There are four lights
It’s one year since Mark’s boss told him to destroy his weblog and choose between his private and public work. He’s never looked back. If you never read what he wrote that day, go back and look. It’s the definition of principle and grace under the worst kind of pressure.
Change
I’m sitting in a hotel room in Cambridge writing this. (Thank God for enlightened hotels with broadband.) I just left one of two company presentations that I’m involved with today at MIT Sloan. Got a chance to see a very high energy evangelist from my company talk about where we’re going in the mobility market. Talked to a few grad students about my experiences so far. Even though I’m operating on about three hours of sleep, it felt really good. In fact, I felt “at home” in a way that I have rarely felt since I started this job in July.

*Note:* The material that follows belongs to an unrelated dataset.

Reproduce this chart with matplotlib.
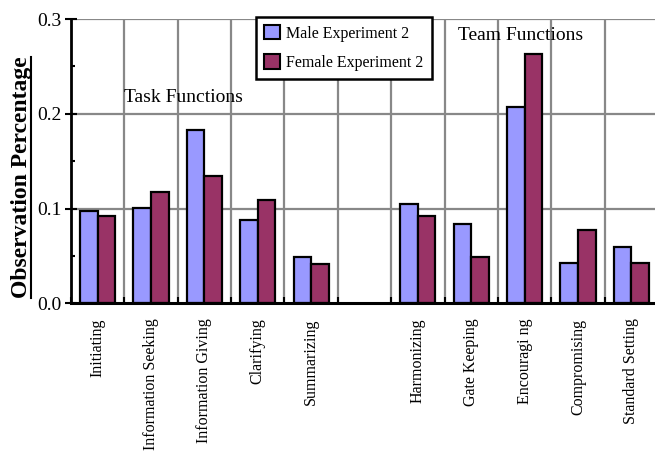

I wonder about that. More than most other people I know (or maybe they do a better job of hiding it) I really go into a shell when I go into a new experience. I could be on top of the world one day, as I sometimes felt at Sloan (all evidence to the contrary notwithstanding) and go into a new situation the next and totally withdraw. There have been times over the last month where I’ve just shaken with frustration over my inability to engage, to act, to do anything. It’s like a crippling fear of leaving my office.
Today all that was gone. I think there’s something about just being in the old environment where I was on top that makes it easier even to admit to myself what I just wrote. I wonder if this is something everyone goes through. I know I felt it to an extent when I started at Sloan until I got my feet under me.